Isn't this a nice picture? I hope you think so because it took me a gazillion tries and good money to finally get something that I was okay with plastering across my website.
By the looks of this picture you might think that I am a confident, successful woman who loves her family in all the right ways, writes perfectly mastered words that speak deeply into the heart of everyone who reads, always lives in gospel encouragement, never doubts, never gossips, never yells, never picks fights, and certainly never indulges in self-pity.
But this picture doesn't reveal the real me; the me that I am forever trying to feel comfortable with in front of you and in front of God. It doesn't show the fake eyelashes I wore in hopes of "enlivening" my swollen eyes from the previous day of crying over a friend's death. You don't see the glass of whiskey I had to loosen me up for the shoot because I hate all things about being in front of a camera. And that post that I am so cutely leaning on was way to short for my awkward 6'2" frame so my legs are contorted into a wild bendy knee leg extension that would make you blush.
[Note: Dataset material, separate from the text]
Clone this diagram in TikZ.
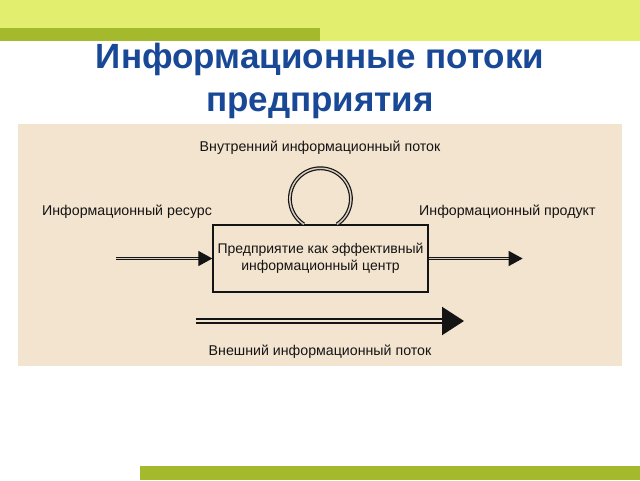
\documentclass[tikz,border=0pt]{standalone}
\usepackage{fontspec}
\setmainfont{Liberation Sans}
\usetikzlibrary{arrows.meta}
\definecolor{bandlight}{RGB}{226,239,110}
\definecolor{bandolive}{RGB}{164,185,43}
\definecolor{beige}{RGB}{243,228,207}
\definecolor{titleblue}{RGB}{24,72,150}
\definecolor{ink}{RGB}{20,20,20}
\definecolor{gapgrey}{RGB}{215,205,190}
\tikzset{
  titletext/.style={text=titleblue, font=\fontsize{35}{40}\selectfont\bfseries, anchor=base, inner sep=0},
  lbl/.style={text=ink, font=\fontsize{14.2}{17}\selectfont, inner sep=0},
  mainbox/.style={draw=ink, line width=1.3pt, minimum width=215pt, minimum height=67pt, align=center,
     text=ink, font=\fontsize{14}{17.5}\selectfont},
  dbl/.style={draw=ink, double=gapgrey, line width=1.2pt, double distance=1.5pt},
  flow/.style={dbl, -{Triangle[length=14pt,width=15pt]}},
  bigflow/.style={draw=ink, double=beige, line width=2.2pt, double distance=1.5pt, -{Triangle[length=22pt,width=28pt]}}
}
\begin{document}
\begin{tikzpicture}[x=1pt,y=-1pt]
\useasboundingbox (0,0) rectangle (640,480);
\fill[white] (0,0) rectangle (640,480);
\fill[bandlight] (0,0) rectangle (640,41);
\fill[bandolive] (0,28) rectangle (320,41);
\fill[bandolive] (140,466) rectangle (640,480);
\fill[beige] (18,124) rectangle (622,366);
\node[titletext] (t1) at (320,68) {Информационные потоки};
\node[titletext] (t2) at (320,111) {предприятия};
\node[mainbox] (box) at (320.5,258.5) {Предприятие как эффективный\\информационный центр};
\node[lbl] (inner) at (320,148) {Внутренний информационный поток};
\node[lbl, anchor=west] (res) at (42,212) {Информационный ресурс};
\node[lbl, anchor=west] (prod) at (419,212) {Информационный продукт};
\node[lbl] (ext) at (320,352) {Внешний информационный поток};
\coordinate (inL) at ([xshift=-96pt]box.west);
\coordinate (outR) at ([xshift=94pt]box.east);
\coordinate (ext1) at (196,321);
\coordinate (ext2) at (464,321);
\draw[flow] (inL) -- (box.west);
\draw[flow] (box.east) -- (outR);
\draw[bigflow] (ext1) -- (ext2);
\draw[dbl] ([xshift=16.5pt]box.north) arc[start angle=57, end angle=-237, radius=30.5];
\end{tikzpicture}
\end{document}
I share this with you because you need to know that I am a real person not just a nice profile picture. I spent too many years hiding from the real stuff, making an impostor of myself so that people would think that I was worthy of their approval. Tragically, this transferred to my relationship with God. It wasn't until my life was interrupted by the gospel that I began to understand that God loves me for who I am and not who I or anyone else thinks I should be. This is where I have found freedom. Freedom to love and to screw up. Freedom to fail and to succeed. Freedom to come before a Holy God in all of my mess and know that he leans in when the rest of the world is walking away in disgust.
I come to you as a very real sinner (with a cleaned up profile picture) in need of a great Savior. Think of the words I pen as a hand to hold as you walk toward Jesus. All of life is about walking each other home. It's a much better journey when we are holding hands.